マルティン・フロイト著 1958年、藤川芳郎訳 白水社 2007
 本書は、ユダヤ系の偉大な精神分析学者フロイトの息子による自叙伝です。本書には、期待したほどフロイトについては述べられておらず、むしろ天才の子として生まれた者の半生が描かれています。精神分析学者としてのフロイトは、当時の常識とは180度異なる見解をとって、コペルニクス、ダーウィンとも並び称されますが、家庭人としてのフロイトは、電話、タイプライター、自転車など「新しい発明品」には好意を示さなかったようです。
 世紀末のウィーンは、多文化が混在する自由な都市で、多くの文化人が活躍し、ユダヤ人も自由に活躍することができました。もちろんユダヤ人に対する差別はあり、フロイト自身が教授に昇進するのが遅れましたが、それでもいずれこうした差別もなくなるであろうと、期待できるような時代でした。

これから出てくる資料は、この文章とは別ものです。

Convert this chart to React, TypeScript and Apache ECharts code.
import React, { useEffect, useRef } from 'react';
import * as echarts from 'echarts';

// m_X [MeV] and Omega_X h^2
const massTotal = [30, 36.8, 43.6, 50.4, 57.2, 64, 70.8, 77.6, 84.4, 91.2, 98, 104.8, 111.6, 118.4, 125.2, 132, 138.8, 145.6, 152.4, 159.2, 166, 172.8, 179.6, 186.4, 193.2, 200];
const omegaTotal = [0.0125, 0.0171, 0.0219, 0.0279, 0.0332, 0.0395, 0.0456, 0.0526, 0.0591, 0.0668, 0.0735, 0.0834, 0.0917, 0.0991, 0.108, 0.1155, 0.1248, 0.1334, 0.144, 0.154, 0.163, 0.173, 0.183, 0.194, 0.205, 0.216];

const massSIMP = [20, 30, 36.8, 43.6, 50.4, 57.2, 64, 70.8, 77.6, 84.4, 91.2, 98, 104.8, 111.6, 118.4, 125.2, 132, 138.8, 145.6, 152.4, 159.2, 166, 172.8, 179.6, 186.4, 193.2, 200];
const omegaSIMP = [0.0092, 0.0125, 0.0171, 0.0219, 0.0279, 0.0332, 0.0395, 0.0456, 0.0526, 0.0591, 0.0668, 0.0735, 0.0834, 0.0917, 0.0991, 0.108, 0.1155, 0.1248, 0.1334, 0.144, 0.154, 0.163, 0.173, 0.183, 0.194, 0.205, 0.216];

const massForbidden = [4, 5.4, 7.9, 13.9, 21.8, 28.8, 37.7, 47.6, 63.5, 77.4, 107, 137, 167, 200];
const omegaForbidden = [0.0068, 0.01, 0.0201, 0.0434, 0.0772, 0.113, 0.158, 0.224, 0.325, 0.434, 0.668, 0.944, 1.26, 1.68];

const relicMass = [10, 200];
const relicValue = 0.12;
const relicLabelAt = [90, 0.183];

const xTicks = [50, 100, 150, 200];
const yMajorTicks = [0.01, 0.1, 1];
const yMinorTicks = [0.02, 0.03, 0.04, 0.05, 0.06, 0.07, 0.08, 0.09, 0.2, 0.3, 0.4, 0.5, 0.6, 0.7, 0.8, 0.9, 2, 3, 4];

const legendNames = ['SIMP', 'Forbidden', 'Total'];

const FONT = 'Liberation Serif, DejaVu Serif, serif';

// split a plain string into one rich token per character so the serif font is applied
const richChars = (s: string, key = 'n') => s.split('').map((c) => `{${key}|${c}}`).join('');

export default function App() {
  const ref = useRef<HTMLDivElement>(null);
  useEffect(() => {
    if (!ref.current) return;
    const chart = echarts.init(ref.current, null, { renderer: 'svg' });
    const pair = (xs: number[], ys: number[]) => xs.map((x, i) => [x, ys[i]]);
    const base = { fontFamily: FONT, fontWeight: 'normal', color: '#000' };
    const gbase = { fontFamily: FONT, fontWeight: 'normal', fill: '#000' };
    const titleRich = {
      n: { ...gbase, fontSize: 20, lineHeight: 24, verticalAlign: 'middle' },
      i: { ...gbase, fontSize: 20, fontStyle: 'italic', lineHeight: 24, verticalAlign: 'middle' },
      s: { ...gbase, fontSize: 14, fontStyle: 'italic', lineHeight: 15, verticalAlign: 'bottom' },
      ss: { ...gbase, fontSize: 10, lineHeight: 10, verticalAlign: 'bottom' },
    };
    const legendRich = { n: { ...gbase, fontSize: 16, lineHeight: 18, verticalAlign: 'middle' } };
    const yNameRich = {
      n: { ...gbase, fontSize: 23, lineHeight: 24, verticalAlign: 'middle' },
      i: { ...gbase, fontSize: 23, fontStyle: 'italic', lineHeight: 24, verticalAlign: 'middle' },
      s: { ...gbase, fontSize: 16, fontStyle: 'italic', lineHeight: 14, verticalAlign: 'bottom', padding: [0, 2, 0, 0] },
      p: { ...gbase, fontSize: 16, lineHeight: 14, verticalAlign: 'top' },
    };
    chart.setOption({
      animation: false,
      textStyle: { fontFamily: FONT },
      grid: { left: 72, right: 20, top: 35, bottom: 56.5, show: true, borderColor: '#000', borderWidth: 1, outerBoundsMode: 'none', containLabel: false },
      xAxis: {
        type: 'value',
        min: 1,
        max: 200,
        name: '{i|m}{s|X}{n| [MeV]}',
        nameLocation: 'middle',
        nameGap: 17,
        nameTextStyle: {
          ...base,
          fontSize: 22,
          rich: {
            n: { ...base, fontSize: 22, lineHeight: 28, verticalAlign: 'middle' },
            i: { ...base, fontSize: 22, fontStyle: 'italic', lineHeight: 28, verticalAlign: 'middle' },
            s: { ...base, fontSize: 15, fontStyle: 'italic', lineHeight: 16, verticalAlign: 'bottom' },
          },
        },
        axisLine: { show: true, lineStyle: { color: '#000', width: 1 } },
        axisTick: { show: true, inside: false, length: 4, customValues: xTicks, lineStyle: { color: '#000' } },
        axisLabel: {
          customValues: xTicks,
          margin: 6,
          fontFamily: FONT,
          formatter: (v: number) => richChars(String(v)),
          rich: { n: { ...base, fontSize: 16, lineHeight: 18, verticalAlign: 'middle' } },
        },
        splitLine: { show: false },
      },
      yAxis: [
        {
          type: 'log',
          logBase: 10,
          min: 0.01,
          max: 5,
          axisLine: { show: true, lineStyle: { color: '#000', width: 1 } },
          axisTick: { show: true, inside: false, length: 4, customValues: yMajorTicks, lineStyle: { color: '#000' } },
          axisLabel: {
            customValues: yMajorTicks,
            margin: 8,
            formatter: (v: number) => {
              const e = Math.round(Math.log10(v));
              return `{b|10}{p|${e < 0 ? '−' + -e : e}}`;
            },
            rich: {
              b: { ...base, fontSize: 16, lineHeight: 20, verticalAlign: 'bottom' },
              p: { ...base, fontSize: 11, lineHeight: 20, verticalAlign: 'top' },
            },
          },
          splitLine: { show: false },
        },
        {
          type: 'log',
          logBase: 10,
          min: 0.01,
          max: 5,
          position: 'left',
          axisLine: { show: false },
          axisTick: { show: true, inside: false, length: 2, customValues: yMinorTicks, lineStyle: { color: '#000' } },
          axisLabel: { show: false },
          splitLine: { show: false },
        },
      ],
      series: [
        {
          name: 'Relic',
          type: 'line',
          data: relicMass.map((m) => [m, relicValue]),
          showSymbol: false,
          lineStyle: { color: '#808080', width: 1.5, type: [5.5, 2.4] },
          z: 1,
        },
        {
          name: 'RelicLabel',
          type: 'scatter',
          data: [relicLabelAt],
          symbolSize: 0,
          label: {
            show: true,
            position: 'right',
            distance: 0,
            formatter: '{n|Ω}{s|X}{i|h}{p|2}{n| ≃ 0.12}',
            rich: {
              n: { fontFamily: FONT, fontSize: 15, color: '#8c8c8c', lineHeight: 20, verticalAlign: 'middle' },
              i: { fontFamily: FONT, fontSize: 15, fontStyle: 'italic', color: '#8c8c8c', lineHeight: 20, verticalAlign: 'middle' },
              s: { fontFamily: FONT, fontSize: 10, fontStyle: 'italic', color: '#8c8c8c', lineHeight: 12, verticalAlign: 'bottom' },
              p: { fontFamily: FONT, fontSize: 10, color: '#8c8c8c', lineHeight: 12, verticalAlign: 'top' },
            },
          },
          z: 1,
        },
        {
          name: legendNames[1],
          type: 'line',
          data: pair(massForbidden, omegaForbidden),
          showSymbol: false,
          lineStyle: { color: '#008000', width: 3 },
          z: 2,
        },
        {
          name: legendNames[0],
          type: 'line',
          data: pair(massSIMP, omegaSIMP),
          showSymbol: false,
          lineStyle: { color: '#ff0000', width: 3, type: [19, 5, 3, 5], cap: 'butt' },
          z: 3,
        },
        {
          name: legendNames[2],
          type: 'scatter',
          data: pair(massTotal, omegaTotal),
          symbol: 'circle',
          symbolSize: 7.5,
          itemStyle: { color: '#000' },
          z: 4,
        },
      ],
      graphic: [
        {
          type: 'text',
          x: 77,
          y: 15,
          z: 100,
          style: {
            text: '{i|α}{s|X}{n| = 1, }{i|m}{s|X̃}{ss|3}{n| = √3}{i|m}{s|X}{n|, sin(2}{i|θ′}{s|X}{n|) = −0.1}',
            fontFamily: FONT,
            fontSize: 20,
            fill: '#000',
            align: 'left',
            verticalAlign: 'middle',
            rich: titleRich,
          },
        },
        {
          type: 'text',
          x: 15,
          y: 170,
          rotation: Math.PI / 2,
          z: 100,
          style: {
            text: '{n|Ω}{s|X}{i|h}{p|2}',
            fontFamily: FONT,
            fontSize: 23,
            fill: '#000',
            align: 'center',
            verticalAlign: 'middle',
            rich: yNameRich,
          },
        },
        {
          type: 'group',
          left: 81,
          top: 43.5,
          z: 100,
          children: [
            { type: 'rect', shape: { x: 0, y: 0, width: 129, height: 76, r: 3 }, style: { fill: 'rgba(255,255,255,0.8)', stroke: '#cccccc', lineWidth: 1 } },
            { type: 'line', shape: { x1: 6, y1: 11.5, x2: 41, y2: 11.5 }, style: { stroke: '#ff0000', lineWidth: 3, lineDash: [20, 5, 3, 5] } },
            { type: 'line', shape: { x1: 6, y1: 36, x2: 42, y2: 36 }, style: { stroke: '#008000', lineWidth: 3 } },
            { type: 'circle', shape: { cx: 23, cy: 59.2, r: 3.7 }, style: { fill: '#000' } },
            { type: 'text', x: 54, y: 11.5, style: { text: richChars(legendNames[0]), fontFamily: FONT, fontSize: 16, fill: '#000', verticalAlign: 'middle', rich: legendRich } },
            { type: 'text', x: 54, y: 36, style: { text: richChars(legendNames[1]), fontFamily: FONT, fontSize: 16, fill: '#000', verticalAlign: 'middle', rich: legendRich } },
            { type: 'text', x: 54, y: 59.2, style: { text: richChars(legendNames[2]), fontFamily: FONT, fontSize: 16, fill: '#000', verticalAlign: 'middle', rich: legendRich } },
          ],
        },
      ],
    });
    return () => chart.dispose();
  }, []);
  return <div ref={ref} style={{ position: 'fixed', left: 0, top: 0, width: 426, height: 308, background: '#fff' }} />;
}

ウィーンにおけるユダヤ人については、以下を参照して下さい。 
「「道化のような歴史家の肖像」を読んで」 エゴン・フリーデル
「「ウィトゲンシュタイン家の人びと 闘う家族」を読んで」
 第一次世界大戦後に反ユダヤ主義が高まり、1938年にロンドンに亡命し、翌年癌で死亡します。オーストリアに残してこざるを得なかった4人の娘たちは、収容所で殺害されました。
 フロイトはウィーンを離れる前に、著者の弟に次のような手紙を書いています。

 「この暗い日々にも変わることのない二つの期待があります。おまえたちみんなと一緒になること、そして自由の身で死ぬことです。ときどき自分を老いたヤコブと比べています。たいそう高齢な身で、子供たちに連れられてエジプトに向かうヤコブです。望むらくは、かつてのエジプト脱出のようなことにはなりませんように。今はアハスヴェールが、いずれの地においてか、安らぐ時なのです(アハスヴェールは刑場に向かうキリストを自分の家の前で休ませなかったために、キリストの再来まで地上をさまよう運命を与えられたユダヤ人の靴屋。「永遠のユダヤ人」あるいは「さまよえるユダヤ人」と呼ばれる)。」